The first group of a fleet of demonstration plug-in Ram pickups was delivered to the city of Yuma, Ariz., on Wednesday.
The trucks were developed in partnership with the U.S. Department of Energy, Chrysler Group and the automaker's suppliers. In all, 140 plug-in hybrid pickups will be tested by government agencies and utilities across the United States. Yuma received the first 10 plug-in Rams.
Abdullah Bazzi, senior manager of the Chrysler Group's advanced hybrid vehicle project, said the hybrid truck fleet was created "to demonstrate the ability of the technology and how it would be used in the real world."
The vehicles will be tested for three years to evaluate drive cycles, charging, thermal management, fuel economy, emissions and the impact on the nation's electric grid, Bazzi said in a telephone interview.
In all, about 7 million miles are expected to be tallied on the demonstration fleet.
Bazzi said there are no plans to produce a plug-in Ram pickup.
Engineers at Chrysler's headquarters in Auburn Hills, Mich., will be able to monitor vehicle performance remotely.
Each plug-in four-wheel-drive Ram 1500 pickup is equipped with a 345-hp, 5.7-liter Hemi V-8 and plug-in hybrid technology, for a combined 399 hp.
Curtis Semak, chief engineer, said the plug-in pickups can operate on battery power for about 50 miles. In combined electric and gasoline mode, the pickups will get about 32 mpg. After the batteries are depleted and the pickup is operating on gasoline, the Ram is expected to average 22 mpg, he said in an interview.
With a full tank of gasoline -- 27 gallons -- and electric assist, the Ram plug-in is expected to have a range of 650 to 700 miles, Bazzi said.
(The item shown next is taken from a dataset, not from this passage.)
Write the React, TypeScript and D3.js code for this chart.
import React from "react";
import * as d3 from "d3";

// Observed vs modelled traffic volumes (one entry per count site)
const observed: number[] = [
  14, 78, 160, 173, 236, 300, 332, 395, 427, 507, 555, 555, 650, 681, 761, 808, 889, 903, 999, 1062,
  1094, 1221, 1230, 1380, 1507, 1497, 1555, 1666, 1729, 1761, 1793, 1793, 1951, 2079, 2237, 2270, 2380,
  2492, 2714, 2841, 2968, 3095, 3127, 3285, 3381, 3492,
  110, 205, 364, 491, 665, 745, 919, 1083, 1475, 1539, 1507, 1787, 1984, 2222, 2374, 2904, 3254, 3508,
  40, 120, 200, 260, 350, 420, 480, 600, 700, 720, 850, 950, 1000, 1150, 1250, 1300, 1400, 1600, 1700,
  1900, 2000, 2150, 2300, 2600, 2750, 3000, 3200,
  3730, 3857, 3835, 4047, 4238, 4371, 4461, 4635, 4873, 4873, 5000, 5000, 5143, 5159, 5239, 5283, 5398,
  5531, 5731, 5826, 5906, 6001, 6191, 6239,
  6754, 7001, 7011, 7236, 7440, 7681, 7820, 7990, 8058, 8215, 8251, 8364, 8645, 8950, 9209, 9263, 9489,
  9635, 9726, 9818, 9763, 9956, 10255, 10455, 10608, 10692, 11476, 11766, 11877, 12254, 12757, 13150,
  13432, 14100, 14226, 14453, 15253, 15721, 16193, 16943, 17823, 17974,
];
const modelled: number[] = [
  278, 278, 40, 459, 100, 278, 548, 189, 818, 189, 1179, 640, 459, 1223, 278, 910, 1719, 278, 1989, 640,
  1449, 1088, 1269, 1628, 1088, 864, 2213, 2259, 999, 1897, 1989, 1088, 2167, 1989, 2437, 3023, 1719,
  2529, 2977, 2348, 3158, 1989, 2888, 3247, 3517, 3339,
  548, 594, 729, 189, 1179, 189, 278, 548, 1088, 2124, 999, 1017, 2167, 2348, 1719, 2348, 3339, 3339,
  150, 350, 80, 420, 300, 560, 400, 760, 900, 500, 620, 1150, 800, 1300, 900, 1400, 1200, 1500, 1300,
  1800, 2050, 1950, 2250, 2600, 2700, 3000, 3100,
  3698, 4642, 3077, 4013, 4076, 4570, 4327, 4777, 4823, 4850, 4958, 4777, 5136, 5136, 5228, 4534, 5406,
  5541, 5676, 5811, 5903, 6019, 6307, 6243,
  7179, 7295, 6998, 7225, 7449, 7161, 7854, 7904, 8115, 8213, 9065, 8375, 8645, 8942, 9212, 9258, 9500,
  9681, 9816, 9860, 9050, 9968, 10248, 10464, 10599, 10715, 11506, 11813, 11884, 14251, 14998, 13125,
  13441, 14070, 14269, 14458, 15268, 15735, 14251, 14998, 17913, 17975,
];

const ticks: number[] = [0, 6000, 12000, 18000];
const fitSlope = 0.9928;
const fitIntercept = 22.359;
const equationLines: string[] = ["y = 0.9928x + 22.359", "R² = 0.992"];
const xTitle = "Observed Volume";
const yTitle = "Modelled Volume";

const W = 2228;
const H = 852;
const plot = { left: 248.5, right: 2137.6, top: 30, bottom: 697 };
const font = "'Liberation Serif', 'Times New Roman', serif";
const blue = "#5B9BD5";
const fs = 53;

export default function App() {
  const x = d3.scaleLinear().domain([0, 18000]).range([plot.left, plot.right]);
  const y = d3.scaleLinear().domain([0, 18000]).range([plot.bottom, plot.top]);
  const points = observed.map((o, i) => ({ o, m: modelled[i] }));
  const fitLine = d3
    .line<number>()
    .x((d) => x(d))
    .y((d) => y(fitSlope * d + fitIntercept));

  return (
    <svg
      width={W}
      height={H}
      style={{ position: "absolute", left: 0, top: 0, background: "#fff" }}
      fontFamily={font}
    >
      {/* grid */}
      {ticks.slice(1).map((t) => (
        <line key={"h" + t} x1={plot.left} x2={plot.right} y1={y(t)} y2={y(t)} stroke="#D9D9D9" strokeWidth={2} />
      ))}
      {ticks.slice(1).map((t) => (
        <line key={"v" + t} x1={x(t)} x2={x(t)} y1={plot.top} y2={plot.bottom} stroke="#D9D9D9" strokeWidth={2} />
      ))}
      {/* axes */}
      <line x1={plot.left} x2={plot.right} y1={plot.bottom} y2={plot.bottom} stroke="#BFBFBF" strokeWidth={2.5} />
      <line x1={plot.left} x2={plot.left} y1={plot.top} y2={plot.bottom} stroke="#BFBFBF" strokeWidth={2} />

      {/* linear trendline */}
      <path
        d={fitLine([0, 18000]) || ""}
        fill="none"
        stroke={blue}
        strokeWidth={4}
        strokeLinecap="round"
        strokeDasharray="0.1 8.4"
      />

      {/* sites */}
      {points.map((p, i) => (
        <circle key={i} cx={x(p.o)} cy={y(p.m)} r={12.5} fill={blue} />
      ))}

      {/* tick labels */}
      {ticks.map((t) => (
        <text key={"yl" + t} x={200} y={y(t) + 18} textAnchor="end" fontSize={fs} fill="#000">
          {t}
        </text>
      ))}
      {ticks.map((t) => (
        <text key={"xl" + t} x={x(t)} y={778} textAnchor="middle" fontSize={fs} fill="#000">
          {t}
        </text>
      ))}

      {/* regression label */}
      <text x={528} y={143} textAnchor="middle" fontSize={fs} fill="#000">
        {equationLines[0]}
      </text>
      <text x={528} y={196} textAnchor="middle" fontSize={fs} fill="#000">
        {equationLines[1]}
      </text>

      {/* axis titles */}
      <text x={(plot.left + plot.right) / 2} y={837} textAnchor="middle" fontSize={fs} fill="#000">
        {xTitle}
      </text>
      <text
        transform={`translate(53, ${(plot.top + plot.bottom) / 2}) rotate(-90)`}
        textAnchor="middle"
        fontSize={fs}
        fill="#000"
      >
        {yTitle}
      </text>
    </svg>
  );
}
By comparison the production version 2011 4wd Ram pickup averages 13 mpg in the city and 19 on the highway.
In addition to Yuma, the plug-in pickups will be assigned to utilities or government agencies in California, Hawaii, Massachusetts and North Dakota. The states were selected to evaluate the trucks under various temperature ranges, urban traffic cycles, diverse climates and extreme elevations.
All of the plug-in pickups are expected to be delivered by the end of summer.
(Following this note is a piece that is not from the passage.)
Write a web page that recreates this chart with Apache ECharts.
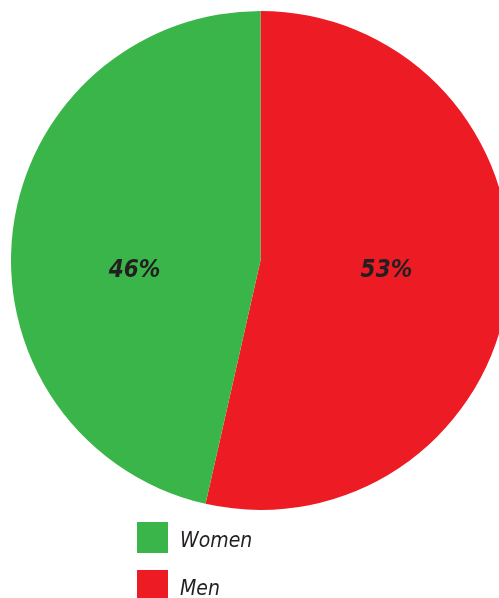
<!DOCTYPE html>
<html>
<head>
<meta charset="utf-8">
<script src="https://cdn.jsdelivr.net/npm/echarts@6/dist/echarts.min.js"></script>
<style>
  html, body { margin: 0; padding: 0; background: #ffffff; }
  #chart { width: 499px; height: 598px; }
</style>
</head>
<body>
<div id="chart"></div>
<script>
// Share of respondents by gender
const categories = ['Men', 'Women'];
const shares = [53, 46];
const legendOrder = ['Women', 'Men'];
const sliceColors = { Men: '#ED1C24', Women: '#3AB54A' };
const labelOffsets = { Men: [-1, -4], Women: [1, 24] };

const font = '"Liberation Sans Narrow", "DejaVu Sans Condensed", "Liberation Sans", sans-serif';

const chart = echarts.init(document.getElementById('chart'), null, { renderer: 'canvas' });

chart.setOption({
  animation: false,
  backgroundColor: '#ffffff',
  legend: {
    data: legendOrder,
    orient: 'vertical',
    left: 137,
    top: 522,
    width: 200,
    height: 120,
    padding: 0,
    itemWidth: 31,
    itemHeight: 31,
    itemGap: 17,
    icon: 'rect',
    selectedMode: false,
    formatter: name => '{t|' + name + '}',
    textStyle: {
      fontFamily: font,
      fontStyle: 'italic',
      fontSize: 21,
      color: '#231F20',
      rich: {
        t: {
          fontFamily: font,
          fontStyle: 'italic',
          fontSize: 21,
          color: '#231F20',
          padding: [8, 0, 0, 7]
        }
      }
    }
  },
  series: [{
    type: 'pie',
    center: [260.5, 260.5],
    radius: [0, 249.5],
    startAngle: 90,
    clockwise: true,
    avoidLabelOverlap: false,
    itemStyle: { borderWidth: 0 },
    emphasis: { disabled: true },
    label: {
      show: true,
      position: 'inside',
      formatter: p => p.value + '%',
      fontFamily: font,
      fontStyle: 'italic',
      fontWeight: 'bold',
      fontSize: 24,
      color: '#231F20'
    },
    labelLine: { show: false },
    data: categories.map((name, i) => ({
      name,
      value: shares[i],
      itemStyle: { color: sliceColors[name] },
      label: { offset: labelOffsets[name] }
    }))
  }]
});
</script>
</body>
</html>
Each Ram plug-in hybrid includes a liquid-cooled 12.9-kilowatt-hour lithium ion battery pack and a 6.6-kilowatt onboard charger. Additional features include AC power generation of up to 6.6 kilowatts, directional charging; reverse power flow, and regenerative braking.
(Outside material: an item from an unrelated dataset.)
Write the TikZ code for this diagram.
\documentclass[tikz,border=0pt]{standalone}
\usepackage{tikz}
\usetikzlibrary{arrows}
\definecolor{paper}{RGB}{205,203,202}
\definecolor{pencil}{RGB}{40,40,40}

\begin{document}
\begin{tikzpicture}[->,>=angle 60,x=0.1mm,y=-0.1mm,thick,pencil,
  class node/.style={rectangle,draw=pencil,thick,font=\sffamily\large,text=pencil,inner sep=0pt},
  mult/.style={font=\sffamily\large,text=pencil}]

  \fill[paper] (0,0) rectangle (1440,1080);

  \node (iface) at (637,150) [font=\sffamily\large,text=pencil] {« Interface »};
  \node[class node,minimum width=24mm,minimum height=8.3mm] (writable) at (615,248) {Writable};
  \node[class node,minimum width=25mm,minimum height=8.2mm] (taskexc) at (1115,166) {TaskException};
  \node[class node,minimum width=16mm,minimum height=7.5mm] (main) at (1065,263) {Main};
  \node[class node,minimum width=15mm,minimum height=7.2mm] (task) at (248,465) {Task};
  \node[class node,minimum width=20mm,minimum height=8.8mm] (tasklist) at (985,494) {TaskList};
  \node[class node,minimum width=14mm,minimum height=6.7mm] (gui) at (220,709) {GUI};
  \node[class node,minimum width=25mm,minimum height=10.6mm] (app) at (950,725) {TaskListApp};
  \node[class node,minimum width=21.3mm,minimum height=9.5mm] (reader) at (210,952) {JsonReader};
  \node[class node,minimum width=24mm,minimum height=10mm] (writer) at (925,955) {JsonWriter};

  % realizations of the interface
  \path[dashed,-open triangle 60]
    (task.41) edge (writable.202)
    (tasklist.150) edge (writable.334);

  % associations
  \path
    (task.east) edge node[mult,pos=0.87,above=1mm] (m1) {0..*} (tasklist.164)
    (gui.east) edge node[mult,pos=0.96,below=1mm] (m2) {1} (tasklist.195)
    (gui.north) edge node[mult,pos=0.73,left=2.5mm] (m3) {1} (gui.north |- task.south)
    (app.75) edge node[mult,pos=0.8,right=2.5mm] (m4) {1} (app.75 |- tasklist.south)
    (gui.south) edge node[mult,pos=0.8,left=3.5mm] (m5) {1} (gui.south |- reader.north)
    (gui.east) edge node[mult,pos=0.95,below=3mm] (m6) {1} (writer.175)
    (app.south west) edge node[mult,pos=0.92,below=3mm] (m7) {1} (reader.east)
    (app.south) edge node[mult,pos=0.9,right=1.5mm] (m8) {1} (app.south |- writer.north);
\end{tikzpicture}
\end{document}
The front axle is automatically disconnected from the powertrain to improve fuel economy when the system detects 4wd is not needed. The powertrain also includes a two-mode hybrid transmission.
The battery pack -- located under the second seat -- is liquid cooled to help maintain a consistent battery temperature.
For contractors, a 240-volt/30-amp four-prong outlet and 120-volt/20-amp duplex outlet power strip is located in the rear box.